_DIRECTIVE_.
Pictures stay out of this copy, which runs from the first line of the material through the line containing "center_y = [0.0]".

_GIVEN MATERIAL_.
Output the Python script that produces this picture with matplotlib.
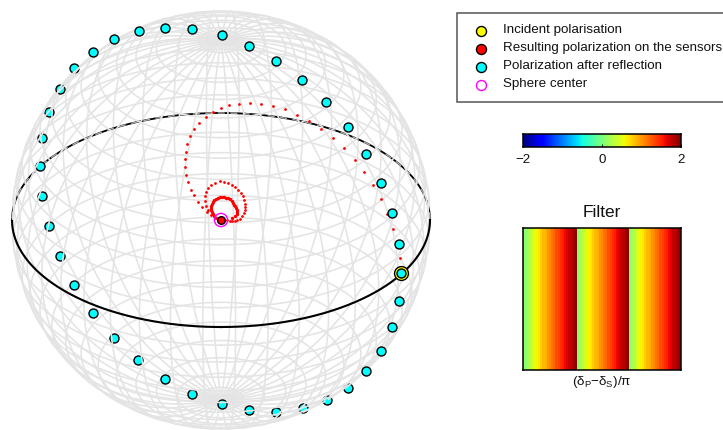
import numpy as np
import matplotlib
matplotlib.use("Agg")
import matplotlib.pyplot as plt
from matplotlib.patches import Rectangle

plt.rcParams['font.family'] = ['Liberation Sans', 'DejaVu Sans']
plt.rcParams['mathtext.default'] = 'regular'

# points, in sphere radii from the sphere centre
# front side of the ring
cyan_front_x = [-0.612, -0.512, -0.392, -0.268, -0.139, 0.005, 0.134, 0.263, 0.388, 0.502, 0.608, 0.694, 0.766,
                0.818, 0.852, 0.861, 0.852, 0.818, 0.766, 0.694]
cyan_front_y = [0.804, 0.866, 0.904, 0.919, 0.914, 0.885, 0.833, 0.761, 0.670, 0.565, 0.445, 0.316, 0.177,
                0.033, -0.115, -0.254, -0.388, -0.512, -0.627, -0.722]
# back side, seen through the mesh
cyan_back_x = [-0.703, -0.770, -0.823, -0.856, -0.866, -0.856, -0.823, -0.770, -0.703, -0.612, -0.512, -0.397,
               -0.268, -0.139, 0.005, 0.134, 0.263, 0.392, 0.507, 0.608]
cyan_back_y = [0.727, 0.627, 0.517, 0.392, 0.258, 0.115, -0.029, -0.172, -0.311, -0.445, -0.565, -0.670,
               -0.761, -0.833, -0.880, -0.909, -0.919, -0.900, -0.861, -0.804]

incident_x = [0.861]
incident_y = [-0.254]
center_x = [0.0]
center_y = [0.0]

# red trail: long arc from the incident point
arc_x = [0.856, 0.842, 0.823, 0.794, 0.766, 0.727, 0.684, 0.641, 0.589, 0.536, 0.478, 0.421, 0.364, 0.306, 0.249,
         0.191, 0.139, 0.086, 0.038, 0.0, -0.038, -0.072, -0.105, -0.129, -0.148, -0.163, -0.167, -0.172, -0.172,
         -0.167, -0.158, -0.144, -0.129, -0.110, -0.091, -0.067, -0.048]
arc_y = [-0.182, -0.110, -0.043, 0.029, 0.100, 0.167, 0.230, 0.287, 0.344, 0.392, 0.435, 0.474, 0.502, 0.531, 0.545,
         0.555, 0.560, 0.555, 0.550, 0.536, 0.517, 0.493, 0.464, 0.435, 0.402, 0.364, 0.325, 0.292, 0.254,
         0.215, 0.182, 0.144, 0.120, 0.086, 0.062, 0.038, 0.024]
# then the two loops round the centre
outer_x = [-0.062, -0.072, -0.077, -0.077, -0.072, -0.062, -0.048, -0.029, -0.005, 0.014, 0.033, 0.053, 0.067, 0.081,
           0.096, 0.105, 0.110, 0.115, 0.115, 0.115, 0.110, 0.100, 0.091, 0.077, 0.067, 0.053, 0.043, 0.029]
outer_y = [0.048, 0.067, 0.091, 0.115, 0.134, 0.153, 0.167, 0.177, 0.187, 0.182, 0.177, 0.167, 0.158, 0.144,
           0.129, 0.115, 0.096, 0.077, 0.062, 0.048, 0.033, 0.019, 0.005, 0.0, -0.005, -0.005, -0.005, 0.0]
inner_x = [0.014, -0.024, -0.033, -0.038, -0.043, -0.048, -0.048, -0.048, -0.043, -0.038, -0.033, -0.024, -0.014,
           -0.005, 0.005, 0.014, 0.024, 0.033, 0.043, 0.053, 0.057, 0.062, 0.067, 0.072, 0.077, 0.077, 0.077,
           0.067, 0.053]
inner_y = [0.0, 0.010, 0.019, 0.029, 0.038, 0.048, 0.057, 0.067, 0.077, 0.086, 0.096, 0.100, 0.105,
           0.110, 0.110, 0.110, 0.105, 0.105, 0.100, 0.091, 0.081, 0.072, 0.067, 0.057, 0.048, 0.038, 0.029,
           0.019, 0.010]

legend_labels = ['Incident polarisation', 'Resulting polarization on the sensors',
                 'Polarization after reflection', 'Sphere center']
colorbar_ticks = [-2, 0, 2]
# teeth of the filter, left to right
filter_tooth = [0.1, 0.2, 0.3, 0.4, 0.5, 0.6, 0.65, 0.75, 0.85, 0.9, 1.0, 1.05, 1.15, 1.2, 1.3, 1.35, 1.45, 1.5,
                1.6, 1.65, 1.75, 1.8, 1.9, 1.95]
filter_first = [0.05] + filter_tooth

ELEV = np.radians(30.8)
R_PX = 209.0


def project(lon, lat):
    x = np.cos(lat) * np.sin(lon)
    d = np.cos(lat) * np.cos(lon)
    y = np.sin(lat) * np.cos(ELEV) - d * np.sin(ELEV)
    depth = d * np.cos(ELEV) + np.sin(lat) * np.sin(ELEV)
    return x, y, depth


def draw_mesh(ax, front, z):
    # the sphere wireframe, cut into the half facing us or the half behind
    col = '#e4e4e4'
    t = np.linspace(0, 2 * np.pi, 361)
    for lon0 in np.radians(np.arange(0, 360, 9) + 4):
        lat = np.linspace(-np.pi / 2, np.pi / 2, 181)
        x, y, d = project(np.full_like(lat, lon0), lat)
        keep = d >= 0 if front else d <= 0
        ax.plot(np.where(keep, x, np.nan), np.where(keep, y, np.nan), color=col, lw=1.15, zorder=z)
    for lat0 in np.radians(np.arange(-84, 90, 6)):
        x, y, d = project(t, np.full_like(t, lat0))
        keep = d >= 0 if front else d <= 0
        ax.plot(np.where(keep, x, np.nan), np.where(keep, y, np.nan), color=col, lw=1.15, zorder=z)


fig = plt.figure(figsize=(7.23, 4.30), dpi=100)

ax = fig.add_axes([0, 0, 1, 1])
ax.set_xlim(-221 / R_PX, (723 - 221) / R_PX)
ax.set_ylim(-(430 - 220) / R_PX, 220 / R_PX)
ax.axis('off')

draw_mesh(ax, False, 1)

# equator, the far half lies under the front mesh
t = np.linspace(0, 2 * np.pi, 721)
ex, ey, ed = project(t, np.zeros_like(t))
ax.plot(np.where(ed <= 0, ex, np.nan), np.where(ed <= 0, ey, np.nan), color='black', lw=1.3, zorder=2)
ax.plot(np.where(ed <= 0, ex, np.nan), np.where(ed <= 0, ey, np.nan), color='#aaaaaa', lw=1.0, zorder=2.1,
        dashes=(5, 4))
ax.scatter(cyan_back_x, cyan_back_y, s=42, c='#00ffff', edgecolors='black', linewidths=1.0, zorder=3)

draw_mesh(ax, True, 4)

ax.plot(np.where(ed >= 0, ex, np.nan), np.where(ed >= 0, ey, np.nan), color='black', lw=1.5, zorder=5)
ax.scatter(arc_x, arc_y, s=4, c='#ff0000', linewidths=0, zorder=6)
ax.scatter(outer_x, outer_y, s=4, c='#ff0000', linewidths=0, zorder=6)
ax.scatter(inner_x, inner_y, s=6, c='#ff0000', linewidths=0, zorder=6)
ax.scatter(incident_x, incident_y, s=100, c='#ffff00', edgecolors='black', linewidths=1.0, zorder=7)
ax.scatter(cyan_front_x, cyan_front_y, s=42, c='#00ffff', edgecolors='black', linewidths=1.0, zorder=8)
ax.scatter(center_x, center_y, s=30, c='#ff0000', edgecolors='black', linewidths=1.0, zorder=9)
ax.scatter(center_x, center_y, s=90, facecolors='none', edgecolors='#ff00ff', linewidths=1.0, zorder=10)

# legend box runs off the right edge of the figure
lax = fig.add_axes([0, 0, 1, 1])
lax.set_xlim(0, 1)
lax.set_ylim(0, 1)
lax.axis('off')
lax.add_patch(Rectangle((456.5 / 723, 1 - 102 / 430), 1, 89 / 430, facecolor='white', edgecolor='#555555', lw=1.1))
legend_face = ['#ffff00', '#ff0000', '#00ffff', 'white']
legend_edge = ['black', 'black', 'black', '#ff00ff']
for i, lab in enumerate(legend_labels):
    yy = 1 - (31 + 18 * i) / 430
    lax.scatter([481 / 723], [yy], s=52, c=legend_face[i], edgecolors=legend_edge[i], linewidths=1.0)
    lax.text(503 / 723, yy + 1.0 / 430, lab, fontsize=9.6, color='#111111', va='center', ha='left')

cax = fig.add_axes([523 / 723, 1 - 147 / 430, 158 / 723, 13 / 430])
grad = np.linspace(-2, 2, 256).reshape(1, -1)
cax.imshow(grad, aspect='auto', cmap='jet', vmin=-2, vmax=2, extent=[-2, 2, 0, 1])
cax.set_yticks([])
cax.set_xticks(colorbar_ticks)
cax.set_xticklabels(['\u22122', '0', '2'], fontsize=9.6, color='#111111')
cax.tick_params(axis='x', direction='in', length=2, width=0.6, pad=5)

fax = fig.add_axes([523 / 723, 1 - 370 / 430, 158 / 723, 142 / 430])
row = np.array(filter_first + filter_tooth * 2).reshape(1, -1)
fax.imshow(row, aspect='auto', cmap='jet', vmin=-2, vmax=2, interpolation='nearest')
fax.set_xticks([])
fax.set_yticks([])
fax.set_title('Filter', fontsize=12.5, color='#111111', pad=8)
fax.set_xlabel('(\u03b4$_{P}$\u2212\u03b4$_{S}$)/\u03c0', fontsize=9.6, color='#111111', labelpad=3)
for s in list(fax.spines.values()) + list(cax.spines.values()):
    s.set_linewidth(1.1)

fig.savefig('out.png', dpi=100)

_EXERCISE SOLUTION_.
Output the Python script that produces this picture with matplotlib.
import numpy as np
import matplotlib
matplotlib.use("Agg")
import matplotlib.pyplot as plt
from matplotlib.patches import Rectangle

plt.rcParams['font.family'] = ['Liberation Sans', 'DejaVu Sans']
plt.rcParams['mathtext.default'] = 'regular'

# points, in sphere radii from the sphere centre
# front side of the ring
cyan_front_x = [-0.612, -0.512, -0.392, -0.268, -0.139, 0.005, 0.134, 0.263, 0.388, 0.502, 0.608, 0.694, 0.766,
                0.818, 0.852, 0.861, 0.852, 0.818, 0.766, 0.694]
cyan_front_y = [0.804, 0.866, 0.904, 0.919, 0.914, 0.885, 0.833, 0.761, 0.670, 0.565, 0.445, 0.316, 0.177,
                0.033, -0.115, -0.254, -0.388, -0.512, -0.627, -0.722]
# back side, seen through the mesh
cyan_back_x = [-0.703, -0.770, -0.823, -0.856, -0.866, -0.856, -0.823, -0.770, -0.703, -0.612, -0.512, -0.397,
               -0.268, -0.139, 0.005, 0.134, 0.263, 0.392, 0.507, 0.608]
cyan_back_y = [0.727, 0.627, 0.517, 0.392, 0.258, 0.115, -0.029, -0.172, -0.311, -0.445, -0.565, -0.670,
               -0.761, -0.833, -0.880, -0.909, -0.919, -0.900, -0.861, -0.804]

incident_x = [0.861]
incident_y = [-0.254]
center_x = [0.0]
center_y = [0.0]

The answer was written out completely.